U-M Researchers Train Tech Tool to Find Relationship Clues from Written Conversations
Social scientists have identified 10 dimensions to describe the nature of human relationships, but little research has focused on how these concepts are expressed through written language, and what role they have in shaping social interactions.
New research from the University of Michigan and Nokia Bell Labs has used crowdsourcing and a tech tool to detect how these characteristics are expressed in everyday language and how they shape social dynamics.
In particular, the researchers wanted to find out if conversations could provide insight into knowledge, wealth, education and mental illness, including suicide. By examining 160 million Reddit messages, 290,000 email messages from the defunct Enron Corp., and 300,000 lines of dialogue from movies, the researchers were able to identify the 10 characteristics in written communications.
Using natural language processing, the team predicted social dimensions, including the relationship between people, for example one of conflict or support, and the type of real-world communities they shape, (e.g., wealthy or deprived).
“We first demonstrate how we build those models for measuring the levels of each dimension from a given conversation. We then show that our models perform well in predicting not only the dimensions that exist within a conversation, but also at a higher level, between individuals,” said Minje Choi, doctoral student at the School of Information who conducted the research while on an internship at Nokia Bell Labs.

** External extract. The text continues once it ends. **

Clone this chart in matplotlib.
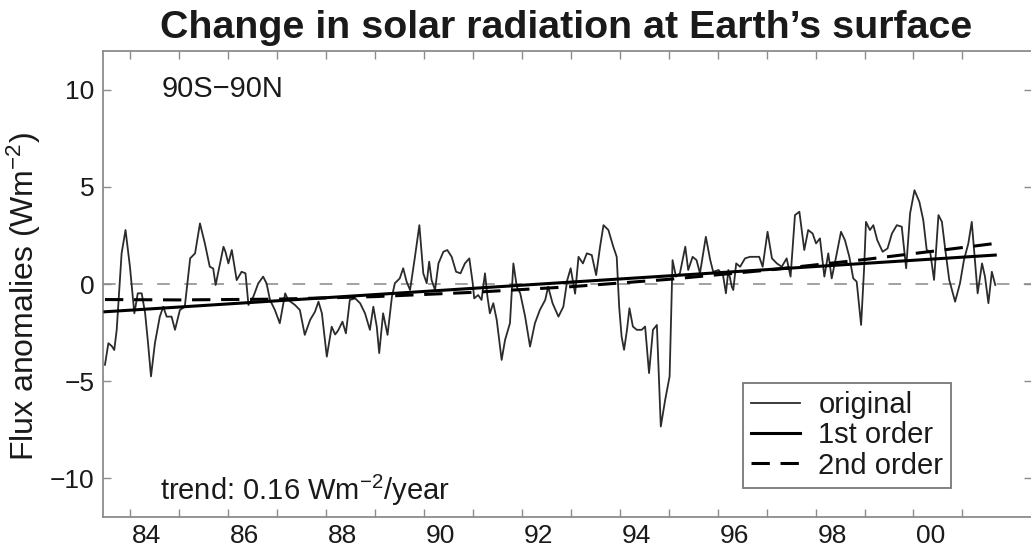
import matplotlib
matplotlib.use("Agg")
import matplotlib.pyplot as plt

plt.rcParams["font.family"] = ["Liberation Sans", "DejaVu Sans"]
plt.rcParams["mathtext.fontset"] = "custom"
plt.rcParams["mathtext.rm"] = "Liberation Sans"
plt.rcParams["mathtext.it"] = "Liberation Sans:italic"
plt.rcParams["mathtext.bf"] = "Liberation Sans:bold"

# monthly-ish anomalies (decimal year, W m-2)
years = [
    1983.49, 1983.56, 1983.63, 1983.68, 1983.73, 1983.83, 1983.91, 1984.00,
    1984.09, 1984.16, 1984.24, 1984.31, 1984.37, 1984.43, 1984.51, 1984.61,
    1984.68, 1984.75, 1984.85, 1984.92, 1985.02, 1985.12, 1985.23, 1985.33,
    1985.43, 1985.53, 1985.63, 1985.70, 1985.75, 1985.84, 1985.91, 1985.95,
    1986.01, 1986.08, 1986.18, 1986.28, 1986.36, 1986.42, 1986.52, 1986.62,
    1986.72, 1986.79, 1986.86, 1986.96, 1987.06, 1987.17, 1987.23, 1987.37,
    1987.47, 1987.57, 1987.68, 1987.78, 1987.85, 1987.92, 1988.02, 1988.12,
    1988.19, 1988.25, 1988.34, 1988.41, 1988.49, 1988.60, 1988.70, 1988.80,
    1988.90, 1988.97, 1989.04, 1989.09, 1989.17, 1989.26, 1989.35, 1989.41,
    1989.51, 1989.58, 1989.65, 1989.72, 1989.82, 1989.91, 1989.99, 1990.06,
    1990.11, 1990.16, 1990.23, 1990.30, 1990.40, 1990.48, 1990.57, 1990.66,
    1990.75, 1990.84, 1990.93, 1991.00, 1991.03, 1991.11, 1991.18, 1991.25,
    1991.30, 1991.35, 1991.42, 1991.49, 1991.59, 1991.66, 1991.76, 1991.83,
    1991.90, 1991.97, 1992.07, 1992.17, 1992.27, 1992.37, 1992.48, 1992.54,
    1992.63, 1992.75, 1992.85, 1992.93, 1993.00, 1993.09, 1993.16, 1993.25,
    1993.33, 1993.43, 1993.52, 1993.60, 1993.67, 1993.77, 1993.87, 1993.94,
    1993.99, 1994.04, 1994.09, 1994.15, 1994.20, 1994.27, 1994.35, 1994.45,
    1994.52, 1994.60, 1994.68, 1994.76, 1994.84, 1994.93, 1995.02, 1995.08,
    1995.15, 1995.23, 1995.34, 1995.40, 1995.49, 1995.57, 1995.64, 1995.76,
    1995.85, 1995.91, 1996.02, 1996.11, 1996.17, 1996.22, 1996.29, 1996.32,
    1996.38, 1996.46, 1996.56, 1996.66, 1996.77, 1996.85, 1996.92, 1997.02,
    1997.11, 1997.21, 1997.31, 1997.41, 1997.49, 1997.58, 1997.67, 1997.77,
    1997.85, 1997.94, 1998.01, 1998.09, 1998.18, 1998.26, 1998.33, 1998.42,
    1998.52, 1998.60, 1998.69, 1998.77, 1998.84, 1998.93, 1998.99, 1999.03,
    1999.11, 1999.18, 1999.26, 1999.37, 1999.47, 1999.56, 1999.66, 1999.76,
    1999.85, 1999.93, 2000.02, 2000.12, 2000.20, 2000.27, 2000.34, 2000.42,
    2000.51, 2000.58, 2000.65, 2000.73, 2000.85, 2000.95, 2001.03, 2001.12,
    2001.19, 2001.26, 2001.31, 2001.40, 2001.46, 2001.53, 2001.60, 2001.67,
]
flux = [
    -4.16, -3.05, -3.20, -3.40, -2.36, 1.58, 2.78, 0.89,
    -1.51, -0.48, -0.48, -1.50, -3.05, -4.76, -3.05, -1.68,
    -1.17, -1.68, -1.68, -2.36, -1.34, -1.17, 1.32, 1.58,
    3.12, 2.09, 0.89, 0.80, -0.05, 1.06, 1.92, 1.66,
    1.06, 1.75, 0.20, 0.63, 0.55, -1.08, -0.65, 0.03,
    0.38, 0.03, -0.82, -1.34, -2.02, -0.48, -0.82, -1.08,
    -1.34, -2.62, -1.85, -1.42, -0.91, -1.51, -3.74, -2.20,
    -2.60, -2.40, -1.94, -2.54, -0.82, -0.74, -0.99, -1.51,
    -2.36, -1.17, -2.19, -3.56, -1.51, -2.62, -0.65, 0.04,
    0.29, 0.81, 0.12, -0.31, 1.40, 3.03, 0.55, 0.04,
    1.15, 0.20, -0.31, 1.06, 1.66, 1.75, 1.40, 0.63,
    0.55, 1.06, 1.32, 0.04, -0.74, -0.57, -0.82, 0.55,
    -0.65, -1.51, -0.99, -1.85, -3.91, -2.88, -2.02, 1.06,
    -0.14, -0.48, -1.68, -3.22, -2.02, -1.34, -0.82, -0.14,
    -0.99, -1.68, -1.17, 0.20, 0.81, -0.50, 1.40, 1.06,
    1.58, 1.49, 0.46, 1.92, 3.03, 2.78, 1.92, 1.40,
    -1.17, -2.71, -3.39, -2.36, -1.25, -2.19, -2.36, -2.36,
    -2.19, -4.59, -2.36, -2.11, -7.34, -5.96, -4.76, 1.23,
    0.38, 0.55, 1.92, 0.72, 1.40, 1.23, 0.55, 2.43,
    1.23, 0.63, 0.72, 0.46, -0.48, 0.72, -0.14, -0.31,
    1.06, 0.89, 1.32, 1.40, 1.40, 1.40, 0.89, 2.69,
    1.32, 1.06, 0.89, 1.32, 0.38, 3.55, 3.72, 1.75,
    2.78, 2.60, 2.09, 2.35, 0.38, 1.58, 0.29, 1.40,
    2.69, 2.26, 1.40, 0.29, 0.12, -2.11, 0.72, 3.20,
    2.78, 3.03, 2.26, 1.66, 1.83, 2.60, 3.03, 2.95,
    0.81, 3.63, 4.83, 4.23, 3.29, 1.75, 1.66, 0.21,
    3.55, 3.20, 1.75, 0.21, -0.91, 0.04, 1.23, 2.09,
    3.20, 1.06, -0.48, 1.06, 0.38, -0.99, 0.63, -0.05,
]

# fitted curves
fit1_years = [1983.49, 2001.67]
fit1_flux = [-1.43, 1.49]
fit2_years = [1983.49, 1985.0, 1987.0, 1989.0, 1991.0, 1993.0,
              1995.0, 1997.0, 1999.0, 2000.5, 2001.67]
fit2_flux = [-0.80, -0.82, -0.78, -0.65, -0.43, -0.14,
             0.24, 0.71, 1.26, 1.72, 2.09]

tick_years = list(range(1984, 2002))
label_years = [1984.34, 1986.34, 1988.34, 1990.34, 1992.34,
               1994.34, 1996.34, 1998.34, 2000.34]
label_text = ["84", "86", "88", "90", "92", "94", "96", "98", "00"]
y_ticks = [-10, -5, 0, 5, 10]

txt = "#1a1a1a"
frame = "#8c8c8c"

fig = plt.figure(figsize=(10.31, 5.5), dpi=100)
ax = fig.add_axes([103 / 1031, 33 / 550, 929 / 1031, 466 / 550])

ax.axhline(0, color="#9a9a9a", lw=1.3, dashes=(7, 8), zorder=1)
ax.plot(years, flux, color="#2b2b2b", lw=1.3, label="original", zorder=2)
ax.plot(fit1_years, fit1_flux, color="black", lw=2.2, label="1st order", zorder=3)
ax.plot(fit2_years, fit2_flux, color="black", lw=2.2, dashes=(6, 3.5),
        label="2nd order", zorder=3)

ax.set_xlim(1983.45, 2002.42)
ax.set_ylim(-12, 12)

ax.set_xticks(tick_years)
ax.set_xticks(label_years, minor=True)
ax.set_xticklabels([])
ax.set_xticklabels(label_text, minor=True)
ax.tick_params(axis="x", which="major", direction="in", length=6, width=1,
               color=frame, top=True)
ax.tick_params(axis="x", which="minor", length=0, pad=5, labelsize=19,
               labelcolor=txt)
ax.set_yticks(y_ticks)
ax.tick_params(axis="y", direction="in", length=6, width=1, color=frame,
               right=True, labelsize=19, labelcolor=txt, pad=6)

for s in ax.spines.values():
    s.set_color(frame)
    s.set_linewidth(1.3)

ax.set_ylabel("Flux anomalies (Wm$^{-2}$)", fontsize=23, color=txt)
ax.yaxis.set_label_coords(-0.0646, 0.474)

ax.text(0.0635, 0.918, "90S\u221290N", transform=ax.transAxes, fontsize=21,
        color=txt, va="center", ha="left")
ax.text(0.061, 0.058, "trend: 0.16 Wm$^{-2}$/year", transform=ax.transAxes,
        fontsize=21, color=txt, va="center", ha="left")

leg = ax.legend(loc="upper left", bbox_to_anchor=(0.689, 0.288),
                borderaxespad=0, fontsize=21, handlelength=1.68,
                handletextpad=0.62, labelspacing=0.08, borderpad=0.28,
                fancybox=False, framealpha=1, edgecolor="#777777")
leg.get_frame().set_linewidth(1.3)
for t in leg.get_texts():
    t.set_color(txt)

fig.text(0.549, 1 - 38 / 550, "Change in solar radiation at Earth\u2019s surface",
         fontsize=28.4, fontweight="bold", color=txt, ha="center", va="baseline")

fig.savefig("out.png", dpi=100)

“We also showed that levels of dimensions such as knowledge or social support can relate to societal outcomes such as how wealthy they are, or what the suicide rate is.”

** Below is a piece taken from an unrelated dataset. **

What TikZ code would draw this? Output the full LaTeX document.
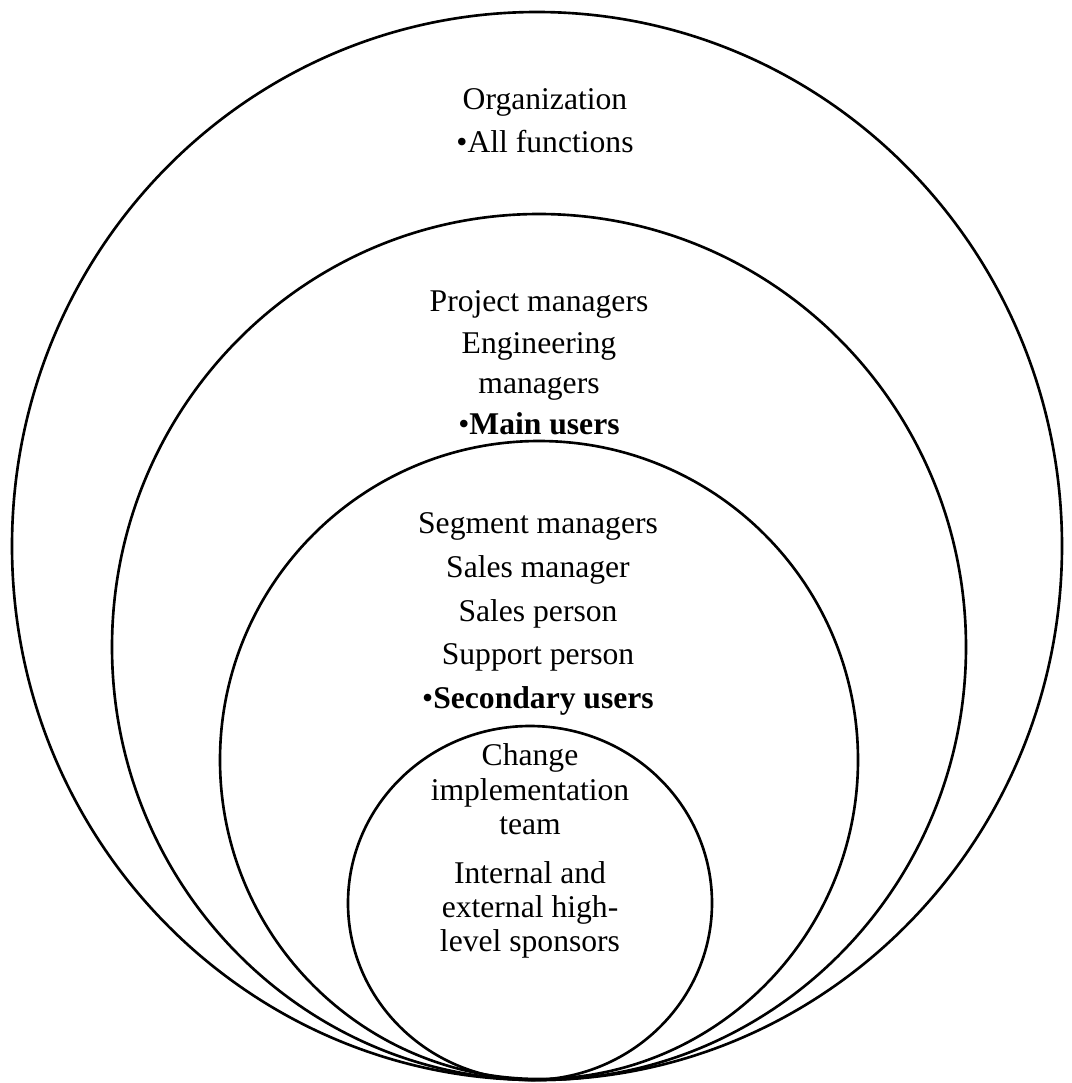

Choi, the study’s first author, and colleagues used crowdsourcing to first identify messages according to the 10 characteristics: knowledge, power, status, trust, support, romance, similarity, identity, fun and conflict.
More than 900 crowdsourced annotators labeled 7,855 sentences from Reddit posts, 400 from movie lines and 436 from Enron emails, which demonstrated the presence of the 10 characteristics.
The researchers then trained a deep-learning classifying tool to look for those characteristics and the relationships they represented in all of the Reddit and Enron messages, and the movie dialogue.
They also used data from Tinghy.org, a gamified psychological test that measures Twitter users’ perceptions of their online relationships using the 10 dimensions. They studied 1,772 relationships between 1,406 unique individuals.
In addition to identifying the known dimensions in the messages, the researchers found:
- Knowledge is the strongest significant predictor of education level and income.
- The presence of support and absence of trust are the two most important predictors of suicide rates.
- Population density impacts suicide rates, with urban areas that are richer and more educated showing fewer cases.
- Suicide rates are higher in states with fewer expressions of identity, in line with previous studies that found an association between lack of sense of belonging and risk of depression-related suicides among young people.
- States with higher education exhibit lower levels of conflict, consistent with studies finding that hate speech is fueled by low education levels.
- Wealth is associated with a reduced number of expressions that point out similarities between points of view, a possible sign of structurally and culturally diverse communities.
Choi said the team’s hope is that others will use their model to continue to explore the connections between relationship dimensions and written communication.
“This can be used as an analysis tool for researchers who have these conversation data and would like to measure levels or changes in dimensions, such as social support or conflict from their data,” Choi said. “It can be used to look for temporal changes (as we did in the Enron example) or community-wide differences (as we did with U.S. state-level Reddit comments).